Can you trust someone entirely?

Within the last week I was given another lesson in the trust department, basically that even though you can be good friends with someone that doesn’t mean trust them with everything. So Mars recently got back with her ex, which would be fine if the reason was good but I feel that it’s not. From what I was told, the reason is that he lets her stay at his place since they lived together so it makes sense but she doesn’t love him the way he loves her. This upset me because it’s such a stupid reason so I told her that and I needed time to process, which means I need to walk away before calling her an idiot. Now she’s all mad since I haven’t said anything to her since but I’m over it so if we don’t talk its cause she wants to continue being a child about the whole thing.

With the whole trust thing though, I talked to her with no barriers because I instilled a fair amount of trust with her because we connected on an emotional level. I wanted to keep it that way, not pursuing any further relationship type other than friends and I told her this but I suppose she has it in her head that there’s more going on.

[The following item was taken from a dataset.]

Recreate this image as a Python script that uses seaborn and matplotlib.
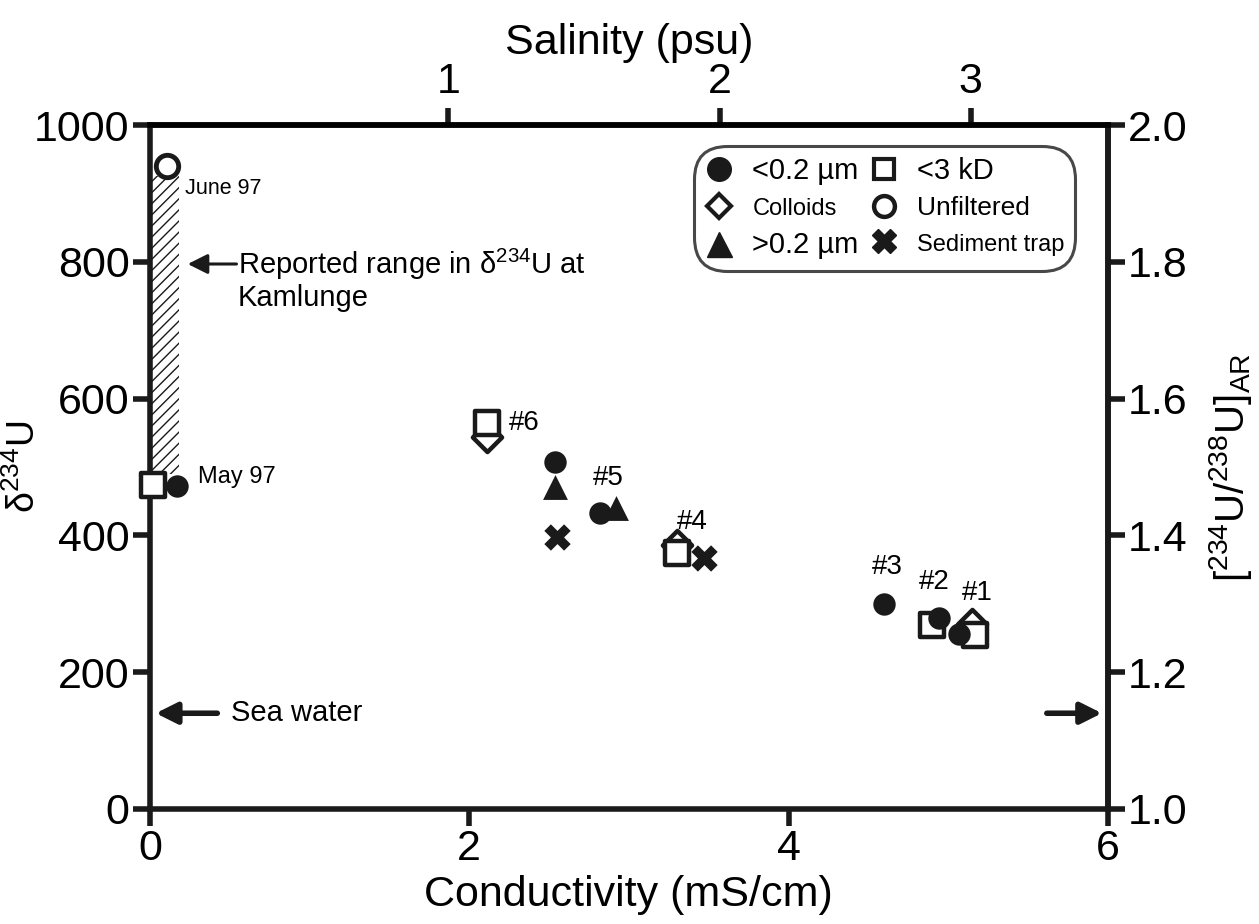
import matplotlib
matplotlib.use("Agg")
import matplotlib.pyplot as plt
import seaborn as sns
import numpy as np
import pandas as pd
from matplotlib.lines import Line2D
from matplotlib.patches import Rectangle

sns.set_theme(style="white")
plt.rcParams['font.family'] = ['Liberation Sans', 'DejaVu Sans']
plt.rcParams['mathtext.fontset'] = 'custom'
plt.rcParams['mathtext.rm'] = 'Liberation Sans'
plt.rcParams['mathtext.it'] = 'Liberation Sans:italic'
for k in ['text.color', 'axes.labelcolor', 'xtick.color', 'ytick.color', 'axes.edgecolor']:
    plt.rcParams[k] = 'black'

# ---- data (conductivity mS/cm, delta234U) ----
filt_x = [0.17, 2.54, 2.82, 4.60, 4.94, 5.07]
filt_y = [472, 508, 433, 300, 279, 256]
kd_x = [0.02, 2.11, 3.30, 4.90, 5.17]
kd_y = [474, 564, 375, 269, 254]
coll_x = [2.11, 3.30, 5.15]
coll_y = [544, 386, 270]
part_x = [2.54, 2.92]
part_y = [471, 440]
unf_x = [0.11]
unf_y = [940]
trap_x = [2.55, 3.47]
trap_y = [398, 367]

site_labels = ['#6', '#5', '#4', '#3', '#2', '#1']
site_lx = [2.25, 2.87, 3.40, 4.62, 4.91, 5.18]
site_ly = [564, 484, 420, 354, 332, 316]

range_lo, range_hi = 490, 925
seawater = 140
sal_ticks_c = [1.87, 3.57, 5.14]
sal_labels = ['1', '2', '3']

fig = plt.figure(figsize=(12.59, 9.24), dpi=100)
ax = fig.add_axes([0.119, 0.1245, 0.761, 0.740])

ax.add_patch(Rectangle((0, range_lo), 0.18, range_hi - range_lo, fill=False,
                       hatch='///', edgecolor='k', lw=0, zorder=1))

ms = 260
sns.scatterplot(x=filt_x, y=filt_y, marker='o', s=ms, color='k', edgecolor='k', linewidth=0, ax=ax, zorder=5, legend=False, clip_on=False)
sns.scatterplot(x=kd_x, y=kd_y, marker='s', s=ms + 60, facecolor='white', edgecolor='k', linewidth=3.2, ax=ax, zorder=4, legend=False, clip_on=False)
sns.scatterplot(x=coll_x, y=coll_y, marker='D', s=ms - 40, facecolor='white', edgecolor='k', linewidth=3.2, ax=ax, zorder=3, legend=False)
sns.scatterplot(x=part_x, y=part_y, marker='^', s=ms + 60, color='k', edgecolor='k', linewidth=0, ax=ax, zorder=5, legend=False)
sns.scatterplot(x=unf_x, y=unf_y, marker='o', s=ms, facecolor='white', edgecolor='k', linewidth=3.5, ax=ax, zorder=5, legend=False)
sns.scatterplot(x=trap_x, y=trap_y, marker='X', s=ms + 100, color='k', edgecolor='k', linewidth=0, ax=ax, zorder=5, legend=False)

for lab, lx, ly in zip(site_labels, site_lx, site_ly):
    ha = 'left' if lab == '#6' else 'center'
    ax.text(lx, ly, lab, fontsize=20, ha=ha, va='center')

ax.text(0.22, 908, 'June 97', fontsize=15.5, ha='left', va='center')
ax.text(0.30, 485, 'May 97', fontsize=17, ha='left', va='center')
ax.annotate('', xy=(0.22, 797), xytext=(0.56, 797),
            arrowprops=dict(arrowstyle='-|>', lw=2.2, color='k', mutation_scale=30))
ax.text(0.55, 797, 'Reported range in δ$^{234}$U at', fontsize=21, ha='left', va='center')
ax.text(0.55, 747, 'Kamlunge', fontsize=21, ha='left', va='center')

ax.annotate('', xy=(0.02, seawater), xytext=(0.44, seawater),
            arrowprops=dict(arrowstyle='-|>', lw=4, color='k', mutation_scale=32))
ax.text(0.51, seawater, 'Sea water', fontsize=21, ha='left', va='center')
ax.annotate('', xy=(5.98, seawater), xytext=(5.6, seawater),
            arrowprops=dict(arrowstyle='-|>', lw=4, color='k', mutation_scale=32))

ax.set_xlim(0, 6)
ax.set_ylim(0, 1000)
ax.set_xticks([0, 2, 4, 6])
ax.set_yticks([0, 200, 400, 600, 800, 1000])
ax.set_xlabel('Conductivity (mS/cm)', fontsize=31, labelpad=4)
ax.set_ylabel('δ$^{234}$U', fontsize=27)
ax.yaxis.set_label_coords(-0.112, 0.5)
for s in ax.spines.values():
    s.set_linewidth(4)
    s.set_color('k')
ax.tick_params(axis='both', direction='out', length=12.5, width=4, labelsize=31, pad=2,
               color='k', bottom=True, left=True)

sec = ax.secondary_yaxis('right', functions=(lambda d: 1 + d / 1000.0, lambda r: (r - 1) * 1000.0))
sec.set_yticks([1.0, 1.2, 1.4, 1.6, 1.8, 2.0])
sec.set_yticklabels(['1.0', '1.2', '1.4', '1.6', '1.8', '2.0'])
sec.tick_params(direction='out', length=12.5, width=4, labelsize=31, pad=2, color='k')
sec.spines['right'].set_linewidth(4)
sec.set_ylabel(r'$[^{234}\mathrm{U}/^{238}\mathrm{U}]_{\mathrm{AR}}$', fontsize=29, labelpad=14)

top = ax.twiny()
top.set_xlim(ax.get_xlim())
top.set_xticks(sal_ticks_c)
top.set_xticklabels(sal_labels)
top.tick_params(axis='x', direction='out', length=12.5, width=4, labelsize=31, pad=4, color='k', top=True)
top.set_xlabel('Salinity (psu)', fontsize=31, labelpad=6)
for s in top.spines.values():
    s.set_visible(False)
top.spines['top'].set_visible(True)
top.spines['top'].set_linewidth(4)

handles = [
    Line2D([], [], marker='o', ls='', color='k', markersize=17),
    Line2D([], [], marker='D', ls='', markerfacecolor='white', markeredgecolor='k', markeredgewidth=3, markersize=12),
    Line2D([], [], marker='^', ls='', color='k', markersize=18),
    Line2D([], [], marker='s', ls='', markerfacecolor='white', markeredgecolor='k', markeredgewidth=3, markersize=14),
    Line2D([], [], marker='o', ls='', markerfacecolor='white', markeredgecolor='k', markeredgewidth=3.2, markersize=15),
    Line2D([], [], marker='X', ls='', color='k', markersize=17),
]
labels = ['<0.2 µm', 'Colloids', '>0.2 µm', '<3 kD', 'Unfiltered', 'Sediment trap']
leg = ax.legend(handles, labels, ncol=2, loc='upper right', bbox_to_anchor=(0.966, 0.97),
                frameon=True, fancybox=True, fontsize=20, handlelength=1.0, handletextpad=0.7,
                columnspacing=0.4, labelspacing=0.4, borderpad=0.4, borderaxespad=0)
fr = leg.get_frame()
fr.set_edgecolor('k')
fr.set_linewidth(2.2)
fr.set_boxstyle('round,pad=0.0,rounding_size=1.2')
sizes = [21, 17, 21, 21, 19, 17]
for t, sz in zip(leg.get_texts(), sizes):
    t.set_fontsize(sz)

fig.savefig('out.png', dpi=100, facecolor='white')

It was very nice to have that person there with whom I could speak to about anything while not having to worry about what you might say because no matter what you say they would understand or wouldn’t judge.

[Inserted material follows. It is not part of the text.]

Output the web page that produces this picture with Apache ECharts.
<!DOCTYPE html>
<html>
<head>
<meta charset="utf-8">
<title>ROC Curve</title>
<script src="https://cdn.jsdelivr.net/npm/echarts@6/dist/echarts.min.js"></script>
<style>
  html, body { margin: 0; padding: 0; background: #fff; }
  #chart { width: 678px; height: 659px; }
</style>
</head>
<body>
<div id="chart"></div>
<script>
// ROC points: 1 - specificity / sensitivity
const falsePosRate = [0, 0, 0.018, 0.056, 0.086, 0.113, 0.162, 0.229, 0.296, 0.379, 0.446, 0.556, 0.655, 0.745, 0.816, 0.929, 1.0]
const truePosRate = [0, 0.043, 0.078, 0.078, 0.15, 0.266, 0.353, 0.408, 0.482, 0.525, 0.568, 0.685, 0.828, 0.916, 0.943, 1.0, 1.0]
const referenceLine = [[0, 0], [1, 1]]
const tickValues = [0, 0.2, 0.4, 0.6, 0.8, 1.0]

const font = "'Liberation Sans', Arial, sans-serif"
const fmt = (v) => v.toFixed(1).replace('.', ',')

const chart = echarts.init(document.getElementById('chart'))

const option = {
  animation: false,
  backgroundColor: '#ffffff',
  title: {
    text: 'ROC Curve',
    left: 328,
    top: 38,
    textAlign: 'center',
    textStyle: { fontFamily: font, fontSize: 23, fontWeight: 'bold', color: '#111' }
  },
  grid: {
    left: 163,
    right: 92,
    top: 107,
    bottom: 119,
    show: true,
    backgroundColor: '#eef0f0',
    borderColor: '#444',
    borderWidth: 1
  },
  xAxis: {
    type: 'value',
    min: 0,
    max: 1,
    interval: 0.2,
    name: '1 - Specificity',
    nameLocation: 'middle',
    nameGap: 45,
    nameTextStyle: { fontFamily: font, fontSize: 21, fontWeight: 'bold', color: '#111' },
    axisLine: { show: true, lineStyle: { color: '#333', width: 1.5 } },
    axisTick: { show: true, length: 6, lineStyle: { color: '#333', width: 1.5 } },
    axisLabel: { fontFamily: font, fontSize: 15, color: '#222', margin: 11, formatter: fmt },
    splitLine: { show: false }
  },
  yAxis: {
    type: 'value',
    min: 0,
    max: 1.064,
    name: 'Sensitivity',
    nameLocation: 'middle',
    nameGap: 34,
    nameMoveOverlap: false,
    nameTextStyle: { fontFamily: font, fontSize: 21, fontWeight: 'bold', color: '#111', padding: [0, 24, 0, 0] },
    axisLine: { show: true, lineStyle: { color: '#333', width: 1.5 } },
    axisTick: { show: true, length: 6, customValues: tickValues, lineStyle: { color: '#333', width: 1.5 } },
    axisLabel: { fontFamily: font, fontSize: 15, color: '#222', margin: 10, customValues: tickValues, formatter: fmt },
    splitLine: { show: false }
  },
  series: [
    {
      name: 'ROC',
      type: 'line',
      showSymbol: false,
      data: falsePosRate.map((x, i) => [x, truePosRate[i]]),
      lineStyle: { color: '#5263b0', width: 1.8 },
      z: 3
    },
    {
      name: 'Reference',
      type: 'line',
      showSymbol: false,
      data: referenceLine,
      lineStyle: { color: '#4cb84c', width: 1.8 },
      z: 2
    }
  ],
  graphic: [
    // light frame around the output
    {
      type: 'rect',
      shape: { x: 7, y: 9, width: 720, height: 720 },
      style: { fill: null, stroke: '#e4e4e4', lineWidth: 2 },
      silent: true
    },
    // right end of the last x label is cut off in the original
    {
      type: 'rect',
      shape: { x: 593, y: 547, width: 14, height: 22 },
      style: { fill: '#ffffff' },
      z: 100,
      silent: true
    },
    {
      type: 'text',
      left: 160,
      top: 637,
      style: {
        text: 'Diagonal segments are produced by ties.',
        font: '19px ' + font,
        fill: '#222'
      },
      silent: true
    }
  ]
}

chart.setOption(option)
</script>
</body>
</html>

I’m left with the thought that maybe there isn’t any individual that you should trust entirely but instead split yourself between several. One day, I found out I’ve been doing that subconsciously when I noticed that I would tell one friend about something that was bothering me and another something else but neither knew everything. It’s like a puzzle, to know everything about me, without asking me directly, one needs to ask several individuals and piece together the information but even then there is some information missing. Is it possible to have a connection with another person where you can be yourself entirely? My entire life has lead me to believe that the answer is “no” yet I must have some optimism left if I keep hoping which makes me feel foolish. I’m entirely skeptical about it though and mind everything I say or do around people, even when I drink I’m mindful. Just the other night I was drinking with my friend and his girlfriend but throughout the whole night I can recall that I was very careful of what I said. We had a good night though filled with laughs.